#### Task requirements
Retype exactly the lines from the first one through the line with "plt.rcParams['font.family'] = ['Noto", including both ends; skip any pictures.

#### Given material
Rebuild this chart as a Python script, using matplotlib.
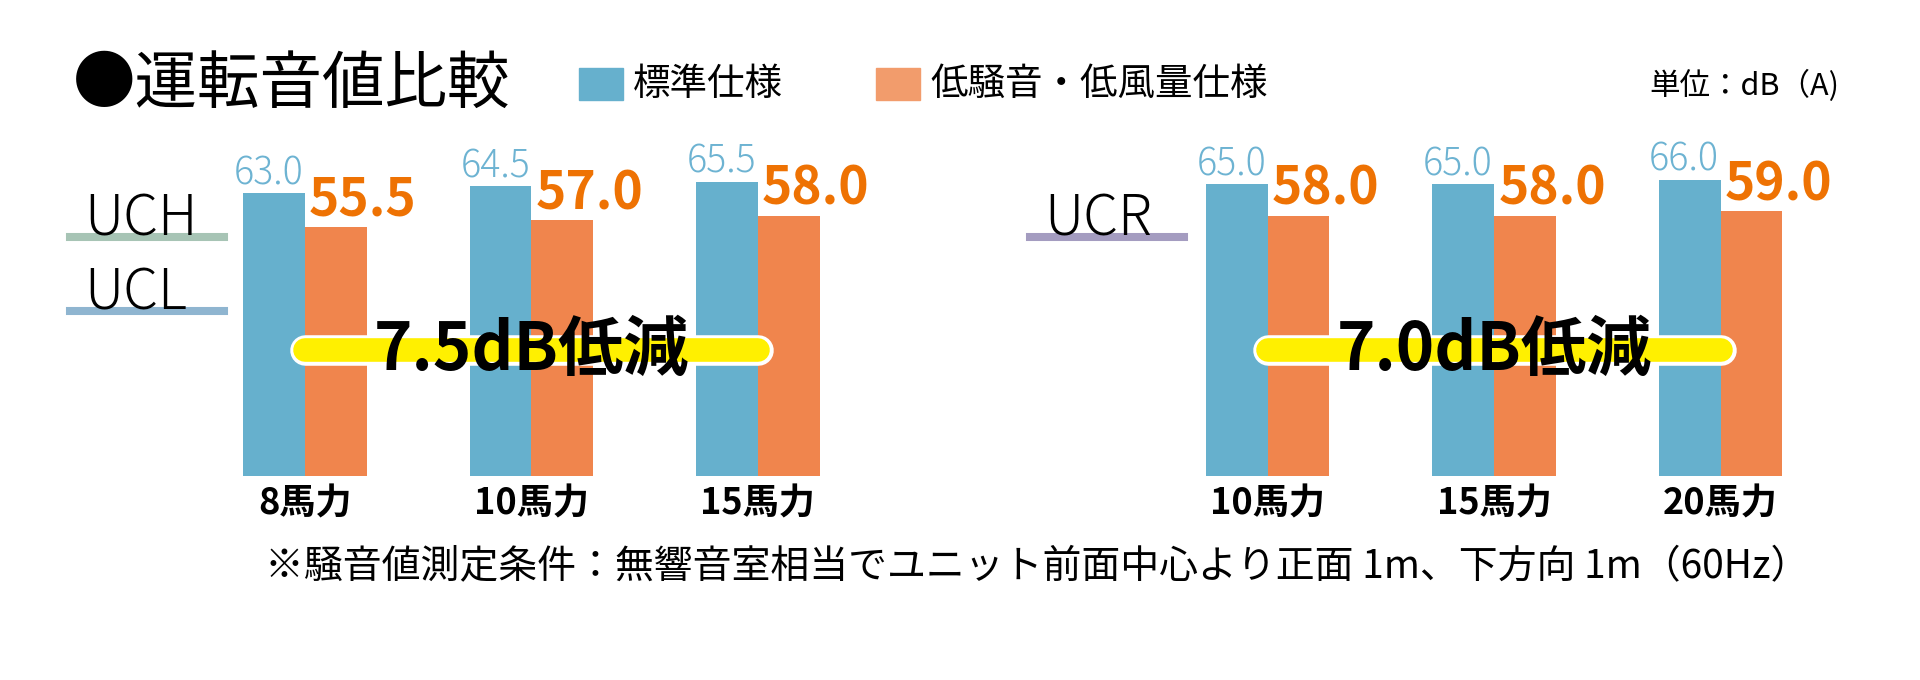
import numpy as np
import matplotlib.pyplot as plt
from matplotlib.patches import Rectangle
from matplotlib.lines import Line2D

plt.rcParams['font.family'] = ['Noto Sans CJK JP', 'DejaVu Sans']

# データ
categories = ['8馬力', '10馬力', '15馬力', '10馬力', '15馬力', '20馬力']
standard = [63.0, 64.5, 65.5, 65.0, 65.0, 66.0]
low_noise = [55.5, 57.0, 58.0, 58.0, 58.0, 59.0]
series_names = ['標準仕様', '低騒音・低風量仕様']
model_labels = ['UCH', 'UCL', 'UCR']
reductions = ['7.5dB低減', '7.0dB低減']
title = '●運転音値比較'
unit = '単位：dB（A)'
footnote = '※騒音値測定条件：無響音室相当でユニット前面中心より正面 1m、下方向 1m（60Hz）'

# 配置
xpos = np.array([0, 1, 2, 4.25, 5.25, 6.25])
groups = [[0, 1, 2], [3, 4, 5]]
stripe_y = 28

blue = '#66B0CD'
orange = '#F0854D'
blue_txt = '#6DB3D2'
orange_txt = '#EE7203'
legend_colors = ['#66B0CD', '#F29C6C']
model_colors = ['#A7C4B5', '#8FB5D0', '#A49CC0']

W, H = 1920, 680
fig = plt.figure(figsize=(W / 100, H / 100), dpi=100)

# 軸：1単位 = 226.5px, 1dB = 4.49px
ax = fig.add_axes([0, 204 / H, 1, 70 * 4.49 / H])
ax.set_xlim(-304.9 / 226.5, (W - 304.9) / 226.5)
ax.set_ylim(0, 70)
ax.axis('off')

bw = 61.8 / 226.5
ax.bar(xpos - bw / 2, standard, bw, color=blue, zorder=2)
ax.bar(xpos + bw / 2, low_noise, bw, color=orange, zorder=2)

for x, v in zip(xpos, standard):
    ax.annotate(f'{v:.1f}', (x, v), xytext=(-1, 0), textcoords='offset points',
                ha='right', va='bottom', fontsize=27, color=blue_txt,
                fontweight='light')
for x, v in zip(xpos, low_noise):
    ax.annotate(f'{v:.1f}', (x, v), xytext=(3, 0), textcoords='offset points',
                ha='left', va='bottom', fontsize=37, color=orange_txt,
                fontweight='bold')
for x, c in zip(xpos, categories):
    ax.annotate(c, (x, 0), xytext=(0, -7), textcoords='offset points',
                ha='center', va='top', fontsize=26, fontweight='bold')

# 黄色の帯
for g, r in zip(groups, reductions):
    xs = [xpos[g[0]], xpos[g[-1]]]
    ax.plot(xs, [stripe_y] * 2, color='white', lw=22, solid_capstyle='round', zorder=3)
    ax.plot(xs, [stripe_y] * 2, color='#FFF000', lw=17, solid_capstyle='round', zorder=4)
    ax.text(xpos[g[1]], stripe_y, r, ha='center', va='center', fontsize=47,
            fontweight='bold', zorder=5)

# 機種ラベル
model_pos = [(70, 237), (70, 311), (1030, 237)]
for (px, py), name, col in zip(model_pos, model_labels, model_colors):
    fig.add_artist(Line2D([px / W, (px + 154) / W], [1 - py / H] * 2,
                          color=col, lw=5.8, transform=fig.transFigure))
    fig.text((px + 14) / W, 1 - (py - 1) / H, name, fontsize=40,
             fontweight='light', va='baseline', zorder=5)

# タイトル・凡例・単位
fig.text(73 / W, 1 - 85 / H, title, fontsize=45, va='center')
for lx, name, col in zip([579, 876], series_names, legend_colors):
    fig.add_artist(Rectangle((lx / W, 1 - 100 / H), 44 / W, 32 / H,
                             color=col, transform=fig.transFigure))
    fig.text((lx + 54) / W, 1 - 84 / H, name, fontsize=27, va='center')
fig.text(1839 / W, 1 - 86 / H, unit, fontsize=22, va='center', ha='right')

fig.text(265 / W, 1 - 567 / H, footnote, fontsize=28, va='center')

fig.savefig('out.png', dpi=100)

#### Response to this exercise
Rebuild this chart as a Python script, using matplotlib.
import numpy as np
import matplotlib.pyplot as plt
from matplotlib.patches import Rectangle
from matplotlib.lines import Line2D

plt.rcParams['font.family'] = ['Noto Sans CJK JP', 'DejaVu Sans']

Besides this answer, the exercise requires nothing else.